→ TASK INSTRUCTIONS
Output every line of the material exactly, omitting images.

→ INFORMATION PROVIDED
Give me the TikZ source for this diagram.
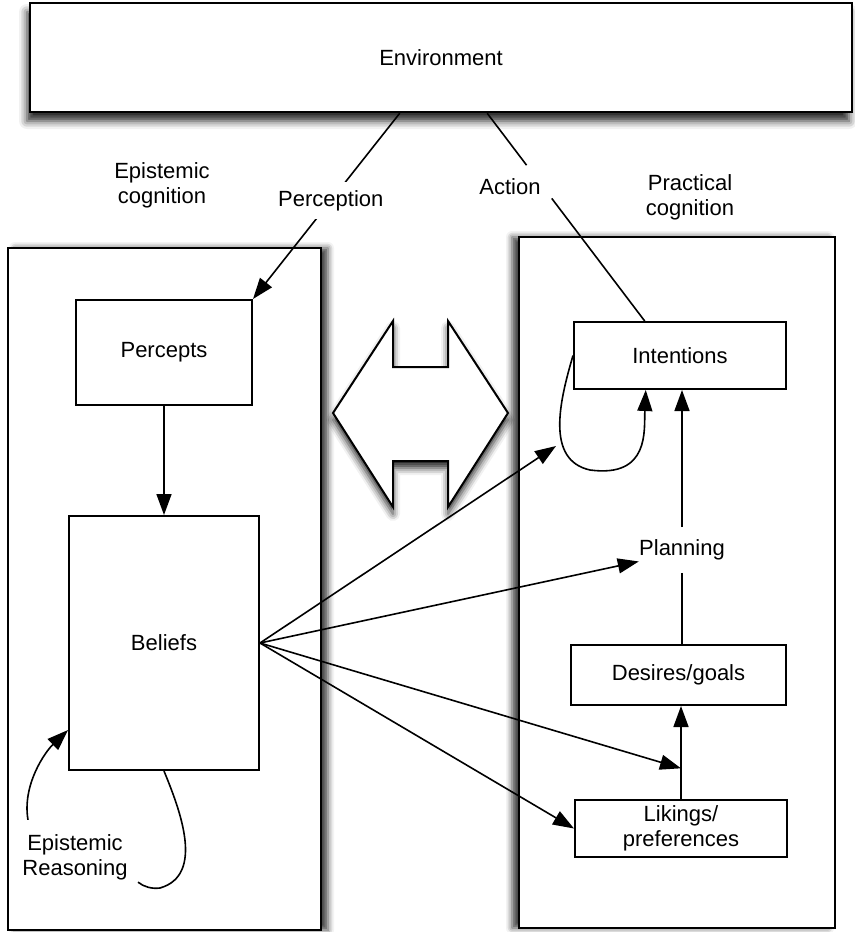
\documentclass[tikz,border=0pt]{standalone}
\usepackage{fontspec}
\setmainfont{Liberation Sans}
\usetikzlibrary{arrows.meta, positioning, calc, shadows.blur}

\begin{document}
\begin{tikzpicture}[
    x=0.5pt, y=-0.5pt,
    font=\fontsize{11}{12.5}\selectfont,
    box/.style={rectangle, draw, line width=1pt, fill=white, inner sep=1pt, align=center},
    panel/.style={rectangle, draw, line width=1.2pt, fill=white},
    arrow/.style={-{Triangle[length=10.5pt, width=7.5pt, fill=black]}, line width=0.8pt},
    link/.style={line width=0.8pt},
    lbl/.style={align=center, inner sep=2pt}
]
\useasboundingbox (0,0) rectangle (855,932);
% environment and the two cognition panels
\node[panel, minimum width=411pt, minimum height=54.5pt,
      blur shadow={shadow xshift=-1.5pt, shadow yshift=-4.5pt, shadow blur radius=4pt, shadow opacity=85}] (env) at (441,57.5) {Environment};
\node[panel, minimum width=156.5pt, minimum height=341pt,
      blur shadow={shadow xshift=3.5pt, shadow yshift=0pt, shadow blur radius=3pt, shadow opacity=75}] (leftbox) at (164.5,589) {};
\node[panel, minimum width=158pt, minimum height=345.5pt,
      blur shadow={shadow xshift=-3.5pt, shadow yshift=0pt, shadow blur radius=3pt, shadow opacity=75}] (rightbox) at (677,582.5) {};
\node[lbl] (epist) at (162,185) {Epistemic\\cognition};
\node[lbl] (pract) at (690,197) {Practical\\cognition};

% two-headed arrow between the panels
\draw[line width=1pt, fill=white, line join=miter,
      blur shadow={shadow xshift=0pt, shadow yshift=-3.5pt, shadow blur radius=3.5pt, shadow opacity=85}]
  (333,413) -- (393,321) -- (393,367) -- (448,367) -- (448,321) -- (508,413)
  -- (448,507) -- (448,461) -- (393,461) -- (393,507) -- cycle;

% epistemic side
\node[box, minimum width=88pt, minimum height=52.5pt] (percepts) at (164,352.5) {Percepts};
\node[box, minimum width=95pt, minimum height=127pt, below=54.5pt of percepts] (beliefs) {Beliefs};
\node[lbl] (reason) at (75,857) {Epistemic\\Reasoning};

% practical side
\node[box, minimum width=106pt, minimum height=33.5pt] (intentions) at (680,355.5) {Intentions};
\node[lbl, inner xsep=0pt, minimum height=22.5pt] (planning) at (682,550) {Planning};
\node[box, minimum width=107.5pt, minimum height=30pt] (desires) at (678.5,675) {Desires/goals};
\node[box, minimum width=106pt, minimum height=28.5pt] (likings) at (681,828.5) {Likings/\\preferences};

% perception and action
\coordinate (percenv) at ($(env.south west)!0.45!(env.south east)$);
\coordinate (actenv) at ($(env.south west)!0.556!(env.south east)$);
\coordinate (actint) at ($(intentions.north west)!0.335!(intentions.north east)$);
\draw[arrow] (percenv) -- node[lbl, fill=white, inner sep=4pt, pos=0.47] (perception) {Perception} (percepts.north east);
\draw[link] (actenv) -- ($(actenv)!0.25!(actint)$);
\draw[link] ($(actenv)!0.41!(actint)$) -- (actint);
\node[lbl] (action) at (510,187) {Action};

% inside the panels
\draw[arrow] (percepts) -- (beliefs);
\draw[arrow] (planning.north) -- (planning.north |- intentions.south);
\draw[link] (planning.south) -- (planning.south |- desires.north);
\draw[arrow] (likings.north) -- (likings.north |- desires.south);

% from beliefs to the practical side
\coordinate (loopin) at (556,446);
\coordinate (lkmid) at ($(likings.north)!0.33!(likings.north |- desires.south)$);
\draw[arrow] (beliefs.east) -- (loopin);
\draw[arrow] (beliefs.east) -- ($(planning.west)!0.5!(planning.south west)$);
\draw[arrow] (beliefs.east) -- (lkmid);
\draw[arrow] (beliefs.east) -- (likings.west);

% loops
\draw[arrow] (intentions.west) .. controls (560,400) and (545,460) .. (590,470)
  .. controls (650,478) and (644,430) .. ($(intentions.south west)!0.34!(intentions.south east)$);
\draw[arrow] ($(reason.north west)+(10,-10)$) .. controls (22,785) and (45,752) .. ($(beliefs.south west)!0.16!(beliefs.north west)$);
\draw[link] (beliefs.south) .. controls (180,810) and (205,875) .. (160,888)
  .. controls (152,889) and (144,887) .. ($(reason.south east)+(6,-2)$);
\end{tikzpicture}
\end{document}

→ EXPECTED ANSWER
Give me the TikZ source for this diagram.
\documentclass[tikz,border=0pt]{standalone}
\usepackage{fontspec}
\setmainfont{Liberation Sans}
\usetikzlibrary{arrows.meta, positioning, calc, shadows.blur}

\begin{document}
\begin{tikzpicture}[
    x=0.5pt, y=-0.5pt,
    font=\fontsize{11}{12.5}\selectfont,
    box/.style={rectangle, draw, line width=1pt, fill=white, inner sep=1pt, align=center},
    panel/.style={rectangle, draw, line width=1.2pt, fill=white},
    arrow/.style={-{Triangle[length=10.5pt, width=7.5pt, fill=black]}, line width=0.8pt},
    link/.style={line width=0.8pt},
    lbl/.style={align=center, inner sep=2pt}
]
\useasboundingbox (0,0) rectangle (855,932);
% environment and the two cognition panels
\node[panel, minimum width=411pt, minimum height=54.5pt,
      blur shadow={shadow xshift=-1.5pt, shadow yshift=-4.5pt, shadow blur radius=4pt, shadow opacity=85}] (env) at (441,57.5) {Environment};
\node[panel, minimum width=156.5pt, minimum height=341pt,
      blur shadow={shadow xshift=3.5pt, shadow yshift=0pt, shadow blur radius=3pt, shadow opacity=75}] (leftbox) at (164.5,589) {};
\node[panel, minimum width=158pt, minimum height=345.5pt,
      blur shadow={shadow xshift=-3.5pt, shadow yshift=0pt, shadow blur radius=3pt, shadow opacity=75}] (rightbox) at (677,582.5) {};
\node[lbl] (epist) at (162,185) {Epistemic\\cognition};
\node[lbl] (pract) at (690,197) {Practical\\cognition};

% two-headed arrow between the panels
\draw[line width=1pt, fill=white, line join=miter,
      blur shadow={shadow xshift=0pt, shadow yshift=-3.5pt, shadow blur radius=3.5pt, shadow opacity=85}]
  (333,413) -- (393,321) -- (393,367) -- (448,367) -- (448,321) -- (508,413)
  -- (448,507) -- (448,461) -- (393,461) -- (393,507) -- cycle;

% epistemic side
\node[box, minimum width=88pt, minimum height=52.5pt] (percepts) at (164,352.5) {Percepts};
\node[box, minimum width=95pt, minimum height=127pt, below=54.5pt of percepts] (beliefs) {Beliefs};
\node[lbl] (reason) at (75,857) {Epistemic\\Reasoning};

% practical side
\node[box, minimum width=106pt, minimum height=33.5pt] (intentions) at (680,355.5) {Intentions};
\node[lbl, inner xsep=0pt, minimum height=22.5pt] (planning) at (682,550) {Planning};
\node[box, minimum width=107.5pt, minimum height=30pt] (desires) at (678.5,675) {Desires/goals};
\node[box, minimum width=106pt, minimum height=28.5pt] (likings) at (681,828.5) {Likings/\\preferences};

% perception and action
\coordinate (percenv) at ($(env.south west)!0.45!(env.south east)$);
\coordinate (actenv) at ($(env.south west)!0.556!(env.south east)$);
\coordinate (actint) at ($(intentions.north west)!0.335!(intentions.north east)$);
\draw[arrow] (percenv) -- node[lbl, fill=white, inner sep=4pt, pos=0.47] (perception) {Perception} (percepts.north east);
\draw[link] (actenv) -- ($(actenv)!0.25!(actint)$);
\draw[link] ($(actenv)!0.41!(actint)$) -- (actint);
\node[lbl] (action) at (510,187) {Action};

% inside the panels
\draw[arrow] (percepts) -- (beliefs);
\draw[arrow] (planning.north) -- (planning.north |- intentions.south);
\draw[link] (planning.south) -- (planning.south |- desires.north);
\draw[arrow] (likings.north) -- (likings.north |- desires.south);

% from beliefs to the practical side
\coordinate (loopin) at (556,446);
\coordinate (lkmid) at ($(likings.north)!0.33!(likings.north |- desires.south)$);
\draw[arrow] (beliefs.east) -- (loopin);
\draw[arrow] (beliefs.east) -- ($(planning.west)!0.5!(planning.south west)$);
\draw[arrow] (beliefs.east) -- (lkmid);
\draw[arrow] (beliefs.east) -- (likings.west);

% loops
\draw[arrow] (intentions.west) .. controls (560,400) and (545,460) .. (590,470)
  .. controls (650,478) and (644,430) .. ($(intentions.south west)!0.34!(intentions.south east)$);
\draw[arrow] ($(reason.north west)+(10,-10)$) .. controls (22,785) and (45,752) .. ($(beliefs.south west)!0.16!(beliefs.north west)$);
\draw[link] (beliefs.south) .. controls (180,810) and (205,875) .. (160,888)
  .. controls (152,889) and (144,887) .. ($(reason.south east)+(6,-2)$);
\end{tikzpicture}
\end{document}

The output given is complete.